Em entrevista exclusiva, Walcyr Carrasco, autor da novela Terra e Paixão, diz por que o agro é fonte de inspiração
A lembrança de infância de uma visita a Dourados foi tão marcante para Walcyr Carrasco que, décadas depois, o episódio serviu de inspiração para que escrevesse Terra e Paixão, novela que estreou em maio na faixa nobre das 21 horas, na TV Globo. Na entrevista a seguir, Carrasco fala de seu contato com o campo, do papel da tecnologia no agro e sobre a importância da atividade agrícola no enredo de sua obra.
Por que o ambiente do agronegócio foi inserido na novela?
Nasci no interior de São Paulo, em Bernardino de Campos, e fui criado em Marília. Meus avós vieram da Espanha para trabalhar no campo. A agricultura me fascina e descobrir o nível de tecnologia a que se chegou nos dias atuais foi surpreendente.
Como surgiu a ideia de ambientar Terra e Paixão em Mato Grosso do Sul?
Meu tio foi missionário em Dourados (MS). Quando eu era criança, lembro que fui visitá-lo com a minha mãe. Foi uma viagem inesquecível, que me marcou muito. Foi quando conheci a famosa terra roxa, ou, como também se diz, terra vermelha, conhecida por ser muito fértil. Isso ficou em minha memória.
Como foi o seu contato com a tecnologia?
Voltei ao Mato Grosso do Sul duas vezes e realmente fiquei fascinado pela tecnologia implantada na agricultura nos dias atuais. Subi em uma colheitadeira que, só para chegar na cabine, tinha dois lances de escada. Descobri um computador que monitorava todo o mecanismo da máquina e seus resultados. Foi uma experiência única, que me impactou.
Por que colocar isso na televisão?
Vi um Brasil que eu pouco conhecia e imaginei que seria um bom cenário para a trama dos personagens. Um país que, assim como eu, muitas pessoas não conhecem, porque poucas vezes foi mostrado dessa maneira na televisão.

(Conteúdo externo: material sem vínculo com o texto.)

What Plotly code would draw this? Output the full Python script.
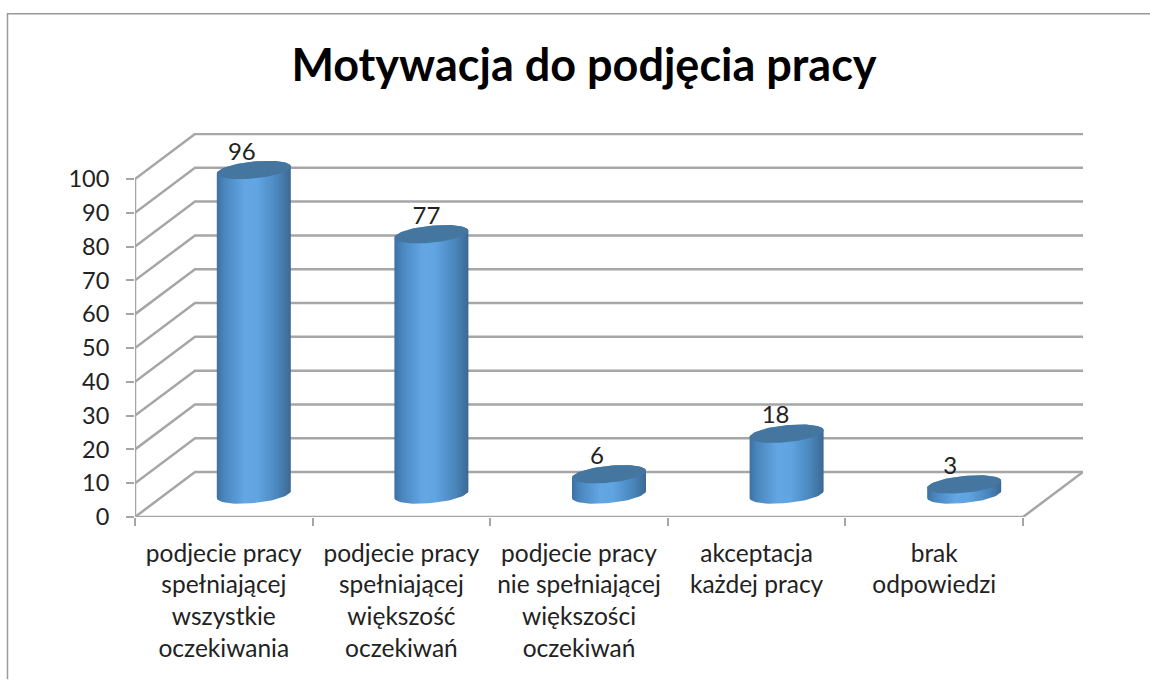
import math
import plotly.graph_objects as go

# --- data ---
title = "Motywacja do podjęcia pracy"
categories = [
    "podjecie pracy<br>spełniającej<br>wszystkie<br>oczekiwania",
    "podjecie pracy<br>spełniającej<br>większość<br>oczekiwań",
    "podjecie pracy<br>nie spełniającej<br>większości<br>oczekiwań",
    "akceptacja<br>każdej pracy",
    "brak<br>odpowiedzi",
]
values = [96, 77, 6, 18, 3]
y_ticks = [0, 10, 20, 30, 40, 50, 60, 70, 80, 90, 100]

# --- layout constants (pixels) ---
W, H = 1150, 680
LEFT, BOTTOM = 135, 517.5
PX_PER_CAT = 177.6
PX_PER_UNIT = 3.385
DEPTH_X_PX, DEPTH_Y_PX = 60, 45
TOP = 133
RIGHT = LEFT + 5 * PX_PER_CAT + DEPTH_X_PX
RX_PX, RY_PX, SHEAR_PX = 37, 8.5, 3.5
LABEL_NUDGE_X_PX = [-12, -5, -12, -11, -14]
LABEL_NUDGE_Y_PX = 16.5
GRID = "#a6a6a6"
TEXT = "#222222"
FONT = "Lato, 'Open Sans', sans-serif"

dx = DEPTH_X_PX / PX_PER_CAT
dy = DEPTH_Y_PX / PX_PER_UNIT
n = len(categories)
fig = go.Figure()

# walls and floor
for v in y_ticks:
    fig.add_trace(go.Scatter(x=[0, dx, n + dx], y=[v, v + dy, v + dy], mode="lines",
                             line=dict(color=GRID, width=2.5), hoverinfo="skip",
                             showlegend=False, cliponaxis=False))
fig.add_trace(go.Scatter(x=[0, 0], y=[y_ticks[0], y_ticks[-1]], mode="lines",
                         line=dict(color=GRID, width=2.5), hoverinfo="skip",
                         showlegend=False, cliponaxis=False))
fig.add_trace(go.Scatter(x=[0, n, n + dx], y=[0, 0, dy], mode="lines",
                         line=dict(color=GRID, width=2.5), hoverinfo="skip",
                         showlegend=False, cliponaxis=False))

rx = RX_PX / PX_PER_CAT
ry = RY_PX / PX_PER_UNIT
sh = SHEAR_PX / PX_PER_UNIT
steps = list(range(0, 73))


def ellipse(cx, cy, t):
    return cx + rx * math.cos(t), cy + ry * math.sin(t) + sh * math.cos(t)


gradient = dict(type="horizontal", colorscale=[
    [0, "#3d70a2"], [0.10, "#4a86bd"], [0.38, "#62a6e4"], [0.55, "#60a4e1"],
    [0.82, "#4a86bd"], [0.95, "#40719e"], [1, "#3c6891"]])

for i, val in enumerate(values):
    cx = i + 0.5 + dx / 2
    base = dy / 2
    top = base + val
    # body: top half edge going one way, bottom front edge back
    xs, ys = [], []
    for k in range(0, 37):
        t = math.pi * k / 36  # right -> left through upper screen side of top
        px_, py_ = ellipse(cx, top, t)
        xs.append(px_)
        ys.append(py_)
    for k in range(0, 37):
        t = math.pi + math.pi * k / 36  # left -> right through lower front of base
        px_, py_ = ellipse(cx, base, t)
        xs.append(px_)
        ys.append(py_)
    fig.add_trace(go.Scatter(x=xs + xs[:1], y=ys + ys[:1], mode="lines", fill="toself",
                             fillgradient=gradient, line=dict(width=0),
                             hoverinfo="skip", showlegend=False, cliponaxis=False))
    ex, ey = zip(*(ellipse(cx, top, 2 * math.pi * k / 72) for k in steps))
    fig.add_trace(go.Scatter(x=list(ex), y=list(ey), mode="lines", fill="toself",
                             fillcolor="#44769f", line=dict(width=0, color="#44769f"),
                             hoverinfo="skip", showlegend=False, cliponaxis=False))

# data labels
fig.add_trace(go.Scatter(
    x=[i + 0.5 + dx / 2 + LABEL_NUDGE_X_PX[i] / PX_PER_CAT for i in range(n)],
    y=[dy / 2 + v + LABEL_NUDGE_Y_PX / PX_PER_UNIT for v in values],
    mode="text", text=[str(v) for v in values], textposition="middle center",
    textfont=dict(family=FONT, size=24, color=TEXT),
    hoverinfo="skip", showlegend=False, cliponaxis=False))

# outer frame, running off the top/right/bottom of the picture
def px(x):
    return (x - LEFT) / (RIGHT - LEFT)


def py(y):
    return (BOTTOM - y) / (BOTTOM - TOP)


fig.add_shape(type="path", xref="paper", yref="paper",
              path=f"M {px(7.5)} {py(H)} L {px(7.5)} {py(13.5)} L {px(W)} {py(13.5)}",
              line=dict(color="#9a9a9a", width=1.5))

fig.update_layout(
    width=W, height=H,
    margin=dict(l=LEFT, r=W - RIGHT, t=TOP, b=H - BOTTOM, autoexpand=False),
    paper_bgcolor="white", plot_bgcolor="white",
    showlegend=False,
    title=dict(text=f"<b>{title}</b>", x=584 / W, xref="container", xanchor="center",
               y=1 - 65 / H, yref="container", yanchor="middle",
               font=dict(family=FONT, size=45, color="black")),
    xaxis=dict(range=[0, n + dx], showgrid=False, zeroline=False, showline=False,
               tickmode="array", tickvals=[i + 0.5 for i in range(n)], ticktext=categories,
               ticks="", tickangle=0, ticklabelstandoff=19,
               tickfont=dict(family=FONT, size=24.5, color=TEXT),
               minor=dict(tickmode="array", tickvals=list(range(n + 1)), ticks="outside",
                          ticklen=8, tickcolor=GRID, tickwidth=2, showgrid=False)),
    yaxis=dict(range=[0, (BOTTOM - TOP) / PX_PER_UNIT], showgrid=False, zeroline=False,
               showline=False, tickmode="array", tickvals=y_ticks,
               ticks="outside", ticklen=8, tickcolor=GRID, tickwidth=2, ticklabelstandoff=12,
               tickfont=dict(family=FONT, size=23.5, color=TEXT)),
)

fig.write_html("out.html", post_script="document.body.style.margin='0';",
               config=dict(displayModeBar=False))
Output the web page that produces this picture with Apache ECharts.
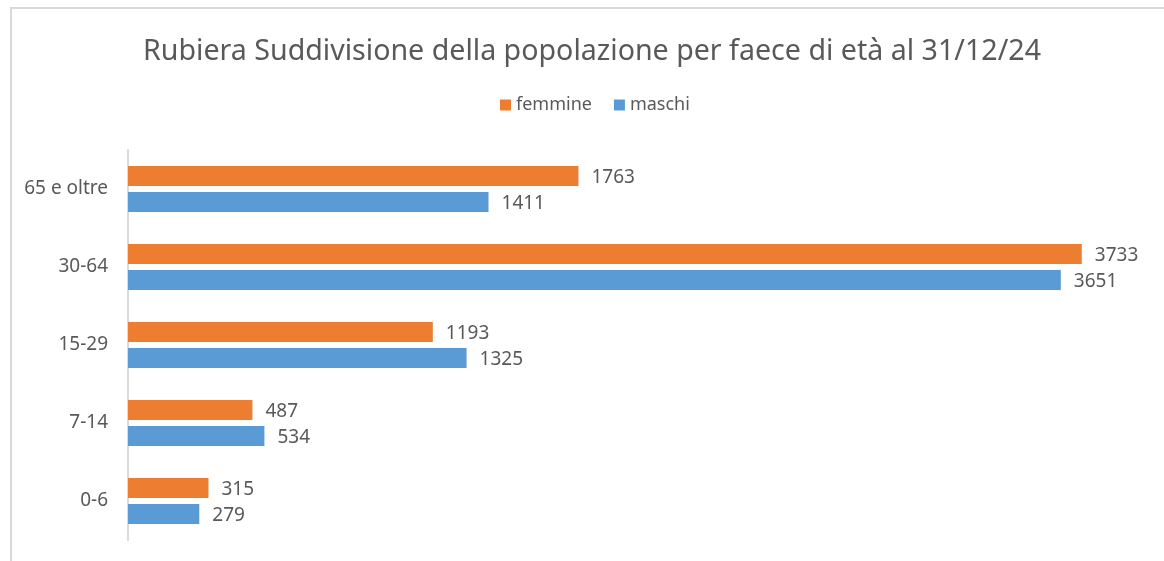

Qual é a relevância da atividade agrícola na história?
Terra e Paixão fala do amor pela terra. É uma novela clássica, que mostra a força do amor e da superação. O enredo traz uma luta por herança dentro do ambiente agrícola, de uma maneira que não estamos acostumados a ver em novelas. Na trama, Caio (Cauã Reymond) cuida da plantação e apresenta novas tecnologias para o pai, Antônio (Tony Ramos), como o uso de drones. É a face do produtor rural moderno, que acredita na evolução tecnológica e no futuro do agro.